YOUR OBJECTIVE
Output the material word for word. Leave each picture out.

──────

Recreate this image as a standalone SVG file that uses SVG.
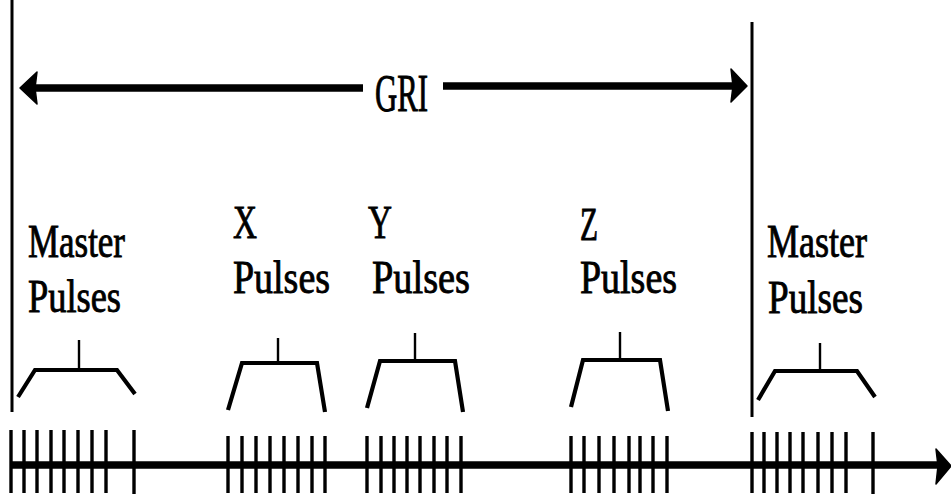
<svg xmlns="http://www.w3.org/2000/svg" width="951" height="497" viewBox="0 0 951 497">
<style>
  .lbl { font-family: "Liberation Serif", "DejaVu Serif", serif; font-size: 46px; fill: #000; stroke: #000; stroke-width: 0.9; }
  .gri { font-family: "Liberation Serif", "DejaVu Serif", serif; font-size: 52px; fill: #000; stroke: #000; stroke-width: 1; }
  .stem { stroke: #000; stroke-width: 2.4; fill: none; }
  .brk { stroke: #000; stroke-width: 4.2; fill: none; stroke-linejoin: miter; }
  .tick { stroke: #000; stroke-width: 3.4; }
  .bar { stroke: #000; stroke-width: 3; }
  .axis { stroke: #000; stroke-width: 7.5; }
</style>
<rect width="951" height="497" fill="#fff"/>

<g id="connectors">
  <!-- boundary lines -->
  <line class="bar" x1="12" y1="0" x2="12" y2="412"/>
  <line class="bar" x1="752" y1="22" x2="752" y2="417"/>
  <!-- GRI double arrow -->
  <line class="axis" x1="32" y1="88" x2="363" y2="88"/>
  <polygon points="20,88 37,72 35,88 37,104" fill="#000" stroke="#000" stroke-width="1.5" stroke-linejoin="round"/>
  <line class="axis" x1="443" y1="86" x2="735" y2="86"/>
  <polygon points="747,86 731,69 733,86 731,102" fill="#000" stroke="#000" stroke-width="1.5" stroke-linejoin="round"/>
  <!-- time axis -->
  <line class="axis" x1="10" y1="465" x2="940" y2="465"/>
  <polygon points="951,466 936,449 938,466 936,484" fill="#000" stroke="#000" stroke-width="1.5" stroke-linejoin="round"/>
</g>

<g id="gri-label">
  <text class="gri" x="375" y="111" textLength="53" lengthAdjust="spacingAndGlyphs">GRI</text>
</g>

<g id="master1">
  <text class="lbl" x="28" y="257" textLength="97" lengthAdjust="spacingAndGlyphs">Master</text>
  <text class="lbl" x="28" y="312" textLength="93" lengthAdjust="spacingAndGlyphs">Pulses</text>
  <line class="stem" x1="79" y1="340" x2="79" y2="369"/>
  <polyline class="brk" points="18,397 35,370 117,370 135,394"/>
  <g class="tick">
    <line x1="11" y1="430" x2="11" y2="493"/>
    <line x1="24" y1="430" x2="24" y2="493"/>
    <line x1="37" y1="430" x2="37" y2="493"/>
    <line x1="51" y1="430" x2="51" y2="493"/>
    <line x1="64" y1="430" x2="64" y2="493"/>
    <line x1="78" y1="430" x2="78" y2="493"/>
    <line x1="92" y1="430" x2="92" y2="493"/>
    <line x1="106" y1="430" x2="106" y2="493"/>
    <line x1="134" y1="430" x2="134" y2="494"/>
  </g>
</g>

<g id="x-pulses">
  <text class="lbl" x="233" y="238" textLength="24" lengthAdjust="spacingAndGlyphs">X</text>
  <text class="lbl" x="233" y="293" textLength="97" lengthAdjust="spacingAndGlyphs">Pulses</text>
  <line class="stem" x1="278" y1="338" x2="278" y2="363"/>
  <polyline class="brk" points="228,410 242,363 317,363 325,412"/>
  <g class="tick">
    <line x1="228" y1="436" x2="228" y2="493"/>
    <line x1="242" y1="436" x2="242" y2="493"/>
    <line x1="256" y1="436" x2="256" y2="493"/>
    <line x1="270" y1="436" x2="270" y2="493"/>
    <line x1="284" y1="436" x2="284" y2="493"/>
    <line x1="298" y1="436" x2="298" y2="493"/>
    <line x1="312" y1="436" x2="312" y2="493"/>
    <line x1="325" y1="436" x2="325" y2="493"/>
  </g>
</g>

<g id="y-pulses">
  <text class="lbl" x="368" y="238" textLength="24" lengthAdjust="spacingAndGlyphs">Y</text>
  <text class="lbl" x="372" y="293" textLength="98" lengthAdjust="spacingAndGlyphs">Pulses</text>
  <line class="stem" x1="415" y1="333" x2="415" y2="361"/>
  <polyline class="brk" points="367,408 380,361 455,361 463,412"/>
  <g class="tick">
    <line x1="367" y1="436" x2="367" y2="493"/>
    <line x1="381" y1="436" x2="381" y2="493"/>
    <line x1="394" y1="436" x2="394" y2="493"/>
    <line x1="407" y1="436" x2="407" y2="493"/>
    <line x1="420" y1="436" x2="420" y2="493"/>
    <line x1="434" y1="436" x2="434" y2="493"/>
    <line x1="447" y1="436" x2="447" y2="493"/>
    <line x1="461" y1="436" x2="461" y2="493"/>
  </g>
</g>

<g id="z-pulses">
  <text class="lbl" x="580" y="240" textLength="18" lengthAdjust="spacingAndGlyphs">Z</text>
  <text class="lbl" x="580" y="293" textLength="97" lengthAdjust="spacingAndGlyphs">Pulses</text>
  <line class="stem" x1="620" y1="332" x2="620" y2="360"/>
  <polyline class="brk" points="571,407 583,360 660,360 668,411"/>
  <g class="tick">
    <line x1="571" y1="436" x2="571" y2="493"/>
    <line x1="584" y1="436" x2="584" y2="493"/>
    <line x1="599" y1="436" x2="599" y2="493"/>
    <line x1="614" y1="436" x2="614" y2="493"/>
    <line x1="629" y1="436" x2="629" y2="493"/>
    <line x1="640" y1="436" x2="640" y2="493"/>
    <line x1="653" y1="436" x2="653" y2="493"/>
    <line x1="667" y1="436" x2="667" y2="493"/>
  </g>
</g>

<g id="master2">
  <text class="lbl" x="767" y="257" textLength="100" lengthAdjust="spacingAndGlyphs">Master</text>
  <text class="lbl" x="768" y="313" textLength="95" lengthAdjust="spacingAndGlyphs">Pulses</text>
  <line class="stem" x1="820" y1="343" x2="820" y2="371"/>
  <polyline class="brk" points="758,400 775,371 857,371 875,397"/>
  <g class="tick">
    <line x1="752" y1="432" x2="752" y2="493"/>
    <line x1="764" y1="432" x2="764" y2="493"/>
    <line x1="777" y1="432" x2="777" y2="493"/>
    <line x1="790" y1="432" x2="790" y2="493"/>
    <line x1="803" y1="432" x2="803" y2="493"/>
    <line x1="818" y1="432" x2="818" y2="493"/>
    <line x1="832" y1="432" x2="832" y2="493"/>
    <line x1="846" y1="432" x2="846" y2="493"/>
    <line x1="873" y1="432" x2="873" y2="494"/>
  </g>
</g>
</svg>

──────

FULL ANSWER
Recreate this image as a standalone SVG file that uses SVG.
<svg xmlns="http://www.w3.org/2000/svg" width="951" height="497" viewBox="0 0 951 497">
<style>
  .lbl { font-family: "Liberation Serif", "DejaVu Serif", serif; font-size: 46px; fill: #000; stroke: #000; stroke-width: 0.9; }
  .gri { font-family: "Liberation Serif", "DejaVu Serif", serif; font-size: 52px; fill: #000; stroke: #000; stroke-width: 1; }
  .stem { stroke: #000; stroke-width: 2.4; fill: none; }
  .brk { stroke: #000; stroke-width: 4.2; fill: none; stroke-linejoin: miter; }
  .tick { stroke: #000; stroke-width: 3.4; }
  .bar { stroke: #000; stroke-width: 3; }
  .axis { stroke: #000; stroke-width: 7.5; }
</style>
<rect width="951" height="497" fill="#fff"/>

<g id="connectors">
  <!-- boundary lines -->
  <line class="bar" x1="12" y1="0" x2="12" y2="412"/>
  <line class="bar" x1="752" y1="22" x2="752" y2="417"/>
  <!-- GRI double arrow -->
  <line class="axis" x1="32" y1="88" x2="363" y2="88"/>
  <polygon points="20,88 37,72 35,88 37,104" fill="#000" stroke="#000" stroke-width="1.5" stroke-linejoin="round"/>
  <line class="axis" x1="443" y1="86" x2="735" y2="86"/>
  <polygon points="747,86 731,69 733,86 731,102" fill="#000" stroke="#000" stroke-width="1.5" stroke-linejoin="round"/>
  <!-- time axis -->
  <line class="axis" x1="10" y1="465" x2="940" y2="465"/>
  <polygon points="951,466 936,449 938,466 936,484" fill="#000" stroke="#000" stroke-width="1.5" stroke-linejoin="round"/>
</g>

<g id="gri-label">
  <text class="gri" x="375" y="111" textLength="53" lengthAdjust="spacingAndGlyphs">GRI</text>
</g>

<g id="master1">
  <text class="lbl" x="28" y="257" textLength="97" lengthAdjust="spacingAndGlyphs">Master</text>
  <text class="lbl" x="28" y="312" textLength="93" lengthAdjust="spacingAndGlyphs">Pulses</text>
  <line class="stem" x1="79" y1="340" x2="79" y2="369"/>
  <polyline class="brk" points="18,397 35,370 117,370 135,394"/>
  <g class="tick">
    <line x1="11" y1="430" x2="11" y2="493"/>
    <line x1="24" y1="430" x2="24" y2="493"/>
    <line x1="37" y1="430" x2="37" y2="493"/>
    <line x1="51" y1="430" x2="51" y2="493"/>
    <line x1="64" y1="430" x2="64" y2="493"/>
    <line x1="78" y1="430" x2="78" y2="493"/>
    <line x1="92" y1="430" x2="92" y2="493"/>
    <line x1="106" y1="430" x2="106" y2="493"/>
    <line x1="134" y1="430" x2="134" y2="494"/>
  </g>
</g>

<g id="x-pulses">
  <text class="lbl" x="233" y="238" textLength="24" lengthAdjust="spacingAndGlyphs">X</text>
  <text class="lbl" x="233" y="293" textLength="97" lengthAdjust="spacingAndGlyphs">Pulses</text>
  <line class="stem" x1="278" y1="338" x2="278" y2="363"/>
  <polyline class="brk" points="228,410 242,363 317,363 325,412"/>
  <g class="tick">
    <line x1="228" y1="436" x2="228" y2="493"/>
    <line x1="242" y1="436" x2="242" y2="493"/>
    <line x1="256" y1="436" x2="256" y2="493"/>
    <line x1="270" y1="436" x2="270" y2="493"/>
    <line x1="284" y1="436" x2="284" y2="493"/>
    <line x1="298" y1="436" x2="298" y2="493"/>
    <line x1="312" y1="436" x2="312" y2="493"/>
    <line x1="325" y1="436" x2="325" y2="493"/>
  </g>
</g>

<g id="y-pulses">
  <text class="lbl" x="368" y="238" textLength="24" lengthAdjust="spacingAndGlyphs">Y</text>
  <text class="lbl" x="372" y="293" textLength="98" lengthAdjust="spacingAndGlyphs">Pulses</text>
  <line class="stem" x1="415" y1="333" x2="415" y2="361"/>
  <polyline class="brk" points="367,408 380,361 455,361 463,412"/>
  <g class="tick">
    <line x1="367" y1="436" x2="367" y2="493"/>
    <line x1="381" y1="436" x2="381" y2="493"/>
    <line x1="394" y1="436" x2="394" y2="493"/>
    <line x1="407" y1="436" x2="407" y2="493"/>
    <line x1="420" y1="436" x2="420" y2="493"/>
    <line x1="434" y1="436" x2="434" y2="493"/>
    <line x1="447" y1="436" x2="447" y2="493"/>
    <line x1="461" y1="436" x2="461" y2="493"/>
  </g>
</g>

<g id="z-pulses">
  <text class="lbl" x="580" y="240" textLength="18" lengthAdjust="spacingAndGlyphs">Z</text>
  <text class="lbl" x="580" y="293" textLength="97" lengthAdjust="spacingAndGlyphs">Pulses</text>
  <line class="stem" x1="620" y1="332" x2="620" y2="360"/>
  <polyline class="brk" points="571,407 583,360 660,360 668,411"/>
  <g class="tick">
    <line x1="571" y1="436" x2="571" y2="493"/>
    <line x1="584" y1="436" x2="584" y2="493"/>
    <line x1="599" y1="436" x2="599" y2="493"/>
    <line x1="614" y1="436" x2="614" y2="493"/>
    <line x1="629" y1="436" x2="629" y2="493"/>
    <line x1="640" y1="436" x2="640" y2="493"/>
    <line x1="653" y1="436" x2="653" y2="493"/>
    <line x1="667" y1="436" x2="667" y2="493"/>
  </g>
</g>

<g id="master2">
  <text class="lbl" x="767" y="257" textLength="100" lengthAdjust="spacingAndGlyphs">Master</text>
  <text class="lbl" x="768" y="313" textLength="95" lengthAdjust="spacingAndGlyphs">Pulses</text>
  <line class="stem" x1="820" y1="343" x2="820" y2="371"/>
  <polyline class="brk" points="758,400 775,371 857,371 875,397"/>
  <g class="tick">
    <line x1="752" y1="432" x2="752" y2="493"/>
    <line x1="764" y1="432" x2="764" y2="493"/>
    <line x1="777" y1="432" x2="777" y2="493"/>
    <line x1="790" y1="432" x2="790" y2="493"/>
    <line x1="803" y1="432" x2="803" y2="493"/>
    <line x1="818" y1="432" x2="818" y2="493"/>
    <line x1="832" y1="432" x2="832" y2="493"/>
    <line x1="846" y1="432" x2="846" y2="493"/>
    <line x1="873" y1="432" x2="873" y2="494"/>
  </g>
</g>
</svg>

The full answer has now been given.